The 19th century brick building which will house the center lies at the edge of the heavily wooded northern tip of the fort, which is on Willets Point. It guards the entrance to the underground complex of tunnels and storage structures designed to service the gun batteries which defended the “back door” to New York Harbor since the Civil War.
The structure is deliberately set in a secluded location, and accessed through a gate on what the Army imaginatively named “Ordnance Road,” leading to the below ground delivery doors for the cannon balls and later anti-aircraft shells, which were fortunately never fired in anger.
Physical renovation of the building which served as the management office for the “battery command” has been completed. The steeply pitched roof and red brick look ready for inspection. Inside, modern windows, and utilities contrast with the time-worn wide-planked floors and massive wooden structural supports, which give a sense of connection to the historical photos and maps which already line the walls.
“Work is progressing nicely on the exhibits,” Melnick said adding, “but we don’t exactly know when we will be opening.” Having worked so long and so hard on this facet of the project, they’re determined to attend to every detail before making an announcement.
“We’re still waiting on some Civil War-era cannon and ammunition,” Melnick said, confiding that she believed that the ammunition at least would be non-functioning “replicas.”

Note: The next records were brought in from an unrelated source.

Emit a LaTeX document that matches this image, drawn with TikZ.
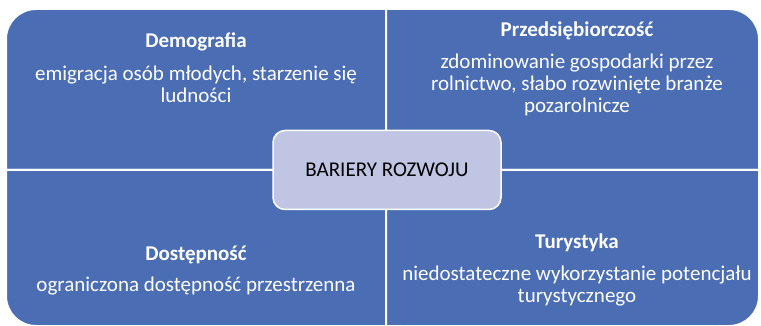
\documentclass[tikz,border=0pt]{standalone}
\usepackage{fontspec}
\setmainfont{Carlito}
\usetikzlibrary{positioning}
\definecolor{quadblue}{HTML}{4A6DB4}
\definecolor{hublav}{HTML}{BFC5E2}

\begin{document}
\begin{tikzpicture}[
    x=1pt, y=-1pt,
    every node/.style={font=\fontsize{21}{22}\selectfont},
    quad/.style={fill=quadblue, draw=white, line width=2pt},
    quadtext/.style={text=white, align=center, anchor=base, inner sep=0pt},
    hub/.style={
        draw=white, fill=hublav, line width=1.5pt, rounded corners=12pt,
        minimum width=228pt, minimum height=79pt, text=black
    },
]
\useasboundingbox (0,0) rectangle (761,326);

\coordinate (mid) at (386,170);

% === Quadrants (one rounded outer corner each) ===
\path[quad] (6,90) [rounded corners=30pt] -- (6,9) -- (100,9)
    [sharp corners] -- (386,9) -- (386,170) -- (6,170) -- cycle;
\path[quad] (672,9) [rounded corners=30pt] -- (759,9) -- (759,90)
    [sharp corners] -- (759,170) -- (386,170) -- (386,9) -- cycle;
\path[quad] (100,326) [rounded corners=30pt] -- (6,326) -- (6,250)
    [sharp corners] -- (6,170) -- (386,170) -- (386,326) -- cycle;
\path[quad] (759,250) [rounded corners=30pt] -- (759,326) -- (672,326)
    [sharp corners] -- (386,326) -- (386,170) -- (759,170) -- cycle;

% === Quadrant texts (placed at the baseline of the last line) ===
\node[quadtext] (demografia) at (196,103)
    {\textbf{Demografia}\\[11.5pt]emigracja osób młodych, starzenie się\\ludności};
\node[quadtext] (przedsiebiorczosc) at (577,113)
    {\textbf{Przedsiębiorczość}\\[10pt]zdominowanie gospodarki przez\\rolnictwo, słabo rozwinięte branże\\pozarolnicze};
\node[quadtext] (dostepnosc) at (196,291)
    {\textbf{Dostępność}\\[9pt]ograniczona dostępność przestrzenna};
\node[quadtext] (turystyka) at (577,302)
    {\textbf{Turystyka}\\[10pt]niedostateczne wykorzystanie potencjału\\turystycznego};

% === Centre ===
\node[hub] (bariery) at ([xshift=1pt]mid) {BARIERY ROZWOJU};

\end{tikzpicture}
\end{document}
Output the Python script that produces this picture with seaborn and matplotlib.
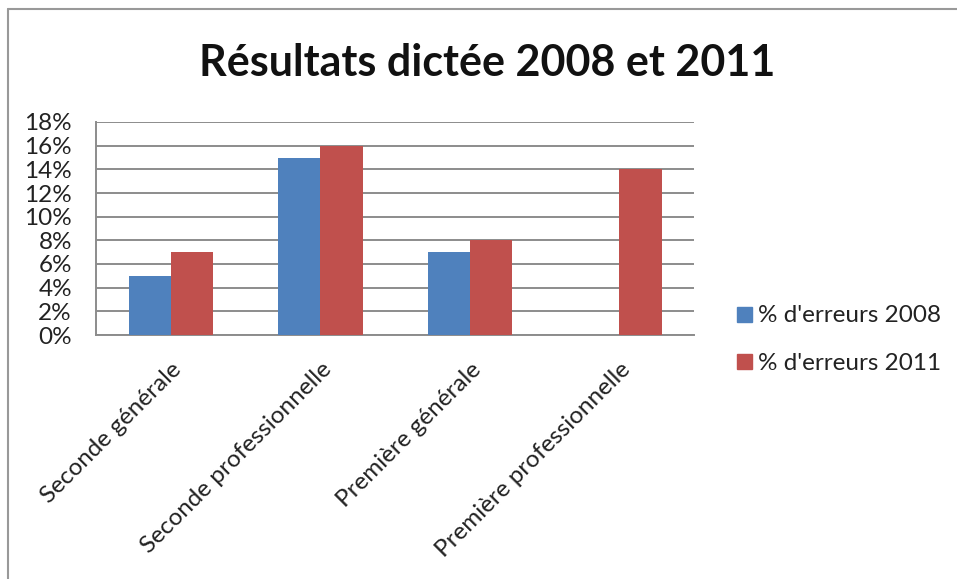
import pandas as pd
import numpy as np
import seaborn as sns
import matplotlib.pyplot as plt
from matplotlib.lines import Line2D
from matplotlib.ticker import FixedLocator

# Données (en %)
categories = ["Seconde générale", "Seconde professionnelle", "Première générale", "Première professionnelle"]
erreurs_2008 = [5, 15, 7, np.nan]
erreurs_2011 = [7, 16, 8, 14]
series = ["% d'erreurs 2008", "% d'erreurs 2011"]
yticks = list(range(0, 20, 2))

df = pd.DataFrame({
    "Classe": categories * 2,
    "Serie": [series[0]] * 4 + [series[1]] * 4,
    "Valeur": erreurs_2008 + erreurs_2011,
})

sns.set_style("white")
plt.rcParams['font.family'] = ['Lato', 'DejaVu Sans']

fig = plt.figure(figsize=(9.57, 5.79), dpi=100)
ax = fig.add_axes([96.3 / 957, 1 - 335 / 579, (694 - 96.3) / 957, 213 / 579])

palette = {series[0]: "#4F81BD", series[1]: "#C0504D"}
sns.barplot(data=df, x="Classe", y="Valeur", hue="Serie", palette=palette,
            width=0.566, gap=0, saturation=1, linewidth=0, ax=ax, legend=False, zorder=3)

grid_col = "#8c8c8c"
txt_col = "#222222"
fs = 17.5
ax.set_ylim(0, 18)
ax.set_xlim(-0.5, 3.5)
ax.set_yticks(yticks)
ax.set_yticklabels([f"{t}%" for t in yticks])
ax.yaxis.grid(True, color=grid_col, linewidth=1.4, zorder=0)
ax.set_axisbelow(True)
ax.set_xlabel("")
ax.set_ylabel("")

for s in ["top", "right"]:
    ax.spines[s].set_visible(False)
for s in ["left", "bottom"]:
    ax.spines[s].set_color(grid_col)
    ax.spines[s].set_linewidth(1.4)

ax.tick_params(axis="y", length=6.5, width=1.4, color=grid_col, direction="out",
               labelsize=fs, labelcolor=txt_col, pad=11)
ax.set_xticks(range(len(categories)))
ax.set_xticklabels(categories, rotation=45, ha="right", rotation_mode="anchor",
                   fontsize=fs, color=txt_col)
ax.tick_params(axis="x", which="major", length=0, pad=17)
ax.xaxis.set_minor_locator(FixedLocator([-0.5, 0.5, 1.5, 2.5, 3.5]))
ax.tick_params(axis="x", which="minor", length=4, width=1.4, color=grid_col, direction="out")

handles = [Line2D([], [], marker="s", linestyle="", markersize=10.8,
                  markerfacecolor=palette[s], markeredgecolor=palette[s]) for s in series]
fig.legend(handles, series, loc="center left", bbox_to_anchor=(735 / 957, 1 - 339.5 / 579),
           frameon=False, fontsize=fs, handlelength=0.7, handletextpad=0.25,
           labelspacing=1.08, borderpad=0, borderaxespad=0, labelcolor=txt_col)

fig.text(487 / 957, 1 - 63 / 579, "Résultats dictée 2008 et 2011", ha="center", va="center",
         fontsize=31, fontweight="bold", color="#111111")

# cadre du graphique (bords haut et gauche visibles)
fig.add_artist(Line2D([8 / 957, 8 / 957], [0, 1 - 9 / 579], color="#999999", linewidth=1.5))
fig.add_artist(Line2D([8 / 957, 1], [1 - 9 / 579, 1 - 9 / 579], color="#999999", linewidth=1.5))

fig.savefig("out.png", dpi=100)
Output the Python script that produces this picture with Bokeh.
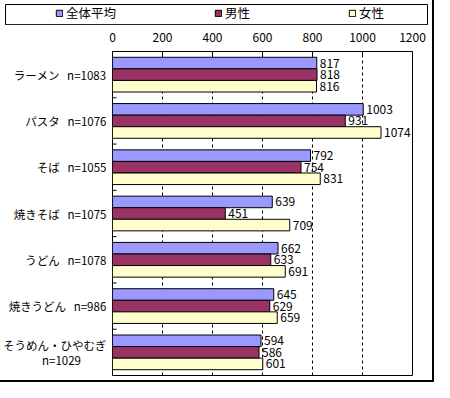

The massive stonework visible from the water side (or the Throgs Neck Bridge) was completed just in time to be made obsolete by advances in artillery design. But it was longer-range cannon which prompted construction of the fort in the first place.
During the Revolutionary War, the British placed mobile cannon at Cryders Point, at the tip of what is now Beechhurst, closer to the Bronx than the more defensible but more distant Willets Point site.
With the advent of aircraft in the 20th century, the defensive role of the fort eventually outgrew guns, to the command of about half the Nike-Ajax and later Nike-Hercules missiles which defended the eastern United States against attack by then-Soviet bombers attacking from across the North Pole. The Nike missiles were physically located on Hart Island in Long Island Sound.
The fort is still critical to the city’s defense, only now it’s by fighting fire.
The opening of the new FDNY fire marshal base at the fort, on Wednesday, December 19, created a central command base for all fire investigations throughout Queens, the Bronx and northern Manhattan.
The Citywide North Command - staffed by 37 fire marshals, eight supervising fire marshals and a deputy chief fire marshal - is housed in the three-story, 12,000 square-foot building, which contains an interview room, a holding cell, a kitchen, a conference room and office space.
“Fire marshals are an essential component in protecting the security of this city, and this new base will allow them to conduct more investigations efficiently,” said Fire Commissioner Nicholas Scoppetta at the ribbon cutting. “By uncovering new fire patterns and the causes of the city’s most tragic fires, fire marshals have the unique ability to prevent other tragedies from occurring.”